Hi again, I should have mentioned that I'm the Solar Orbiter Archive Scientist. The v_sc_data_item.sensor is indexed, and so works better than v_eui_sc_fits. Also, there is a ticket to fix the lack of end time in the v_eui_sc_fits view. I can prioritise it now I know you need it.

Thanks for the advice to use this indexed column. Maybe indexed columns could be indicated in the Tables, Views, and Columns help page? I understand that timeouts can be expected when using WHERE conditions on non-indexed columns.
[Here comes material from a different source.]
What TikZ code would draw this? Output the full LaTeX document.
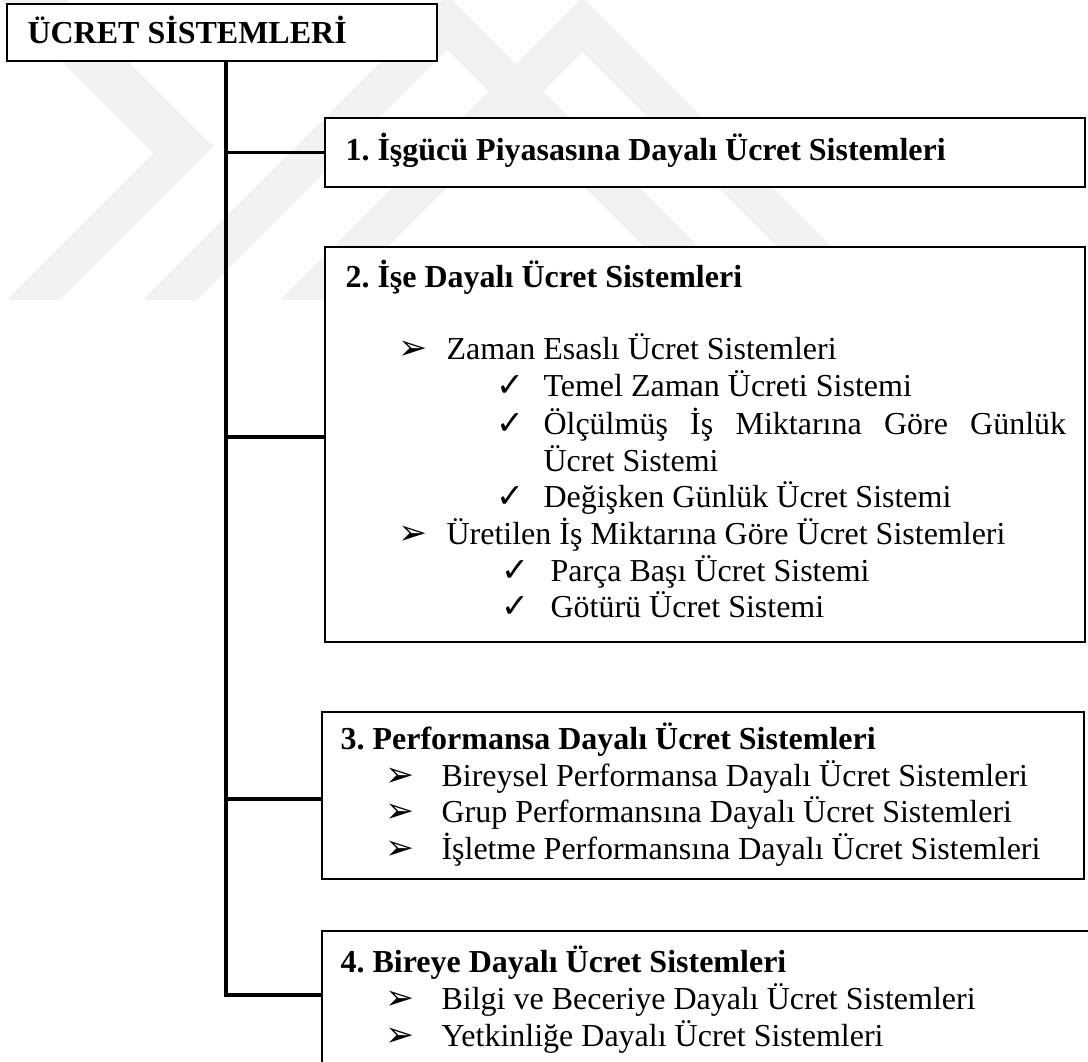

hayesla commented 4 months ago

@NucleonGodX I think the last thing to do is to not return the PHI wavelengths now until we resolve the issue with the A vs nm. So I think we should just not return it in this PR. And similarly we should not return this for SPICE. Like we discussed on our call yesterday/

So for these both, we should maybe not even return the wavelength column. Let me know if this isnt clear.

Apart from these this PR is good to go!

nabobalis commented 4 months ago

Thanks for the reviews @ebuchlin and @hayesla.

I will run the CI and merge if it passes.

nabobalis commented 4 months ago

Thanks for the first stage of the project @NucleonGodX, you can now rebase the other two PRs to remove the commits that came from this PR.